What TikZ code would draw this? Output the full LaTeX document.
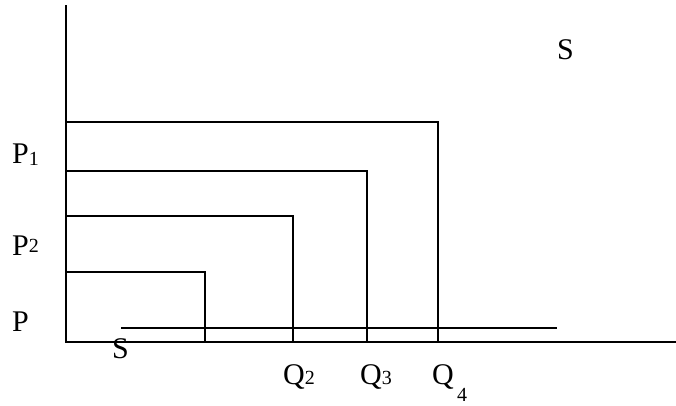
\documentclass[tikz,border=0pt]{standalone}
\usepackage{fontspec}
\setmainfont{Liberation Serif}
\newcommand{\lblsub}[3]{#1\raisebox{#3}{\fontsize{20}{20}\selectfont #2}}
\begin{document}
\begin{tikzpicture}
[linedecorate/.style={-,line width=1.8pt},%
  labeldecorate/.style={anchor=base west,inner sep=0pt,font=\fontsize{30}{35}\selectfont},%
  x=1pt,y=-1pt]
\useasboundingbox (0,0) rectangle (676,405);
%% axes
\coordinate (origin) at (66,342);
\coordinate (axistop) at (66,5);
\coordinate (axisright) at (676,342);
\draw[linedecorate] (axistop) -- (origin) -- (axisright);
%% supply line
\coordinate (sstart) at (121,328);
\coordinate (send) at (557,328);
\draw[linedecorate] (sstart) -- (send);
%% price and quantity steps
\foreach \stepname/\x/\y in {a/205/272, b/293/216, c/367/171, d/438/122} {
  \coordinate (\stepname left) at (66,\y);
  \coordinate (\stepname corner) at (\x,\y);
  \coordinate (\stepname base) at (\x,342);
  \draw[linedecorate] (\stepname left) -- (\stepname corner) -- (\stepname base);
}
%% labels
\foreach \nodename/\x/\y/\txt in {p1/12/163/{\lblsub{P}{1}{-2pt}},
  p2/12/255/{\lblsub{P}{2}{3pt}}, p/12/331/{P}, sbot/112/358/{S},
  stop/557/59/{S}, q2/283/384/{\lblsub{Q}{2}{0pt}},
  q3/360/384/{\lblsub{Q}{3}{0pt}}, q4/432/384/{\lblsub{Q}{\,4}{-17pt}}} {
  \node (\nodename) at (\x,\y) [labeldecorate] {\txt};
}
\end{tikzpicture}
\end{document}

- Exercise task: Print each line of the material above exactly, with the pictures removed from your copy.

- Final answer:
What TikZ code would draw this? Output the full LaTeX document.
\documentclass[tikz,border=0pt]{standalone}
\usepackage{fontspec}
\setmainfont{Liberation Serif}
\newcommand{\lblsub}[3]{#1\raisebox{#3}{\fontsize{20}{20}\selectfont #2}}
\begin{document}
\begin{tikzpicture}
[linedecorate/.style={-,line width=1.8pt},%
  labeldecorate/.style={anchor=base west,inner sep=0pt,font=\fontsize{30}{35}\selectfont},%
  x=1pt,y=-1pt]
\useasboundingbox (0,0) rectangle (676,405);
%% axes
\coordinate (origin) at (66,342);
\coordinate (axistop) at (66,5);
\coordinate (axisright) at (676,342);
\draw[linedecorate] (axistop) -- (origin) -- (axisright);
%% supply line
\coordinate (sstart) at (121,328);
\coordinate (send) at (557,328);
\draw[linedecorate] (sstart) -- (send);
%% price and quantity steps
\foreach \stepname/\x/\y in {a/205/272, b/293/216, c/367/171, d/438/122} {
  \coordinate (\stepname left) at (66,\y);
  \coordinate (\stepname corner) at (\x,\y);
  \coordinate (\stepname base) at (\x,342);
  \draw[linedecorate] (\stepname left) -- (\stepname corner) -- (\stepname base);
}
%% labels
\foreach \nodename/\x/\y/\txt in {p1/12/163/{\lblsub{P}{1}{-2pt}},
  p2/12/255/{\lblsub{P}{2}{3pt}}, p/12/331/{P}, sbot/112/358/{S},
  stop/557/59/{S}, q2/283/384/{\lblsub{Q}{2}{0pt}},
  q3/360/384/{\lblsub{Q}{3}{0pt}}, q4/432/384/{\lblsub{Q}{\,4}{-17pt}}} {
  \node (\nodename) at (\x,\y) [labeldecorate] {\txt};
}
\end{tikzpicture}
\end{document}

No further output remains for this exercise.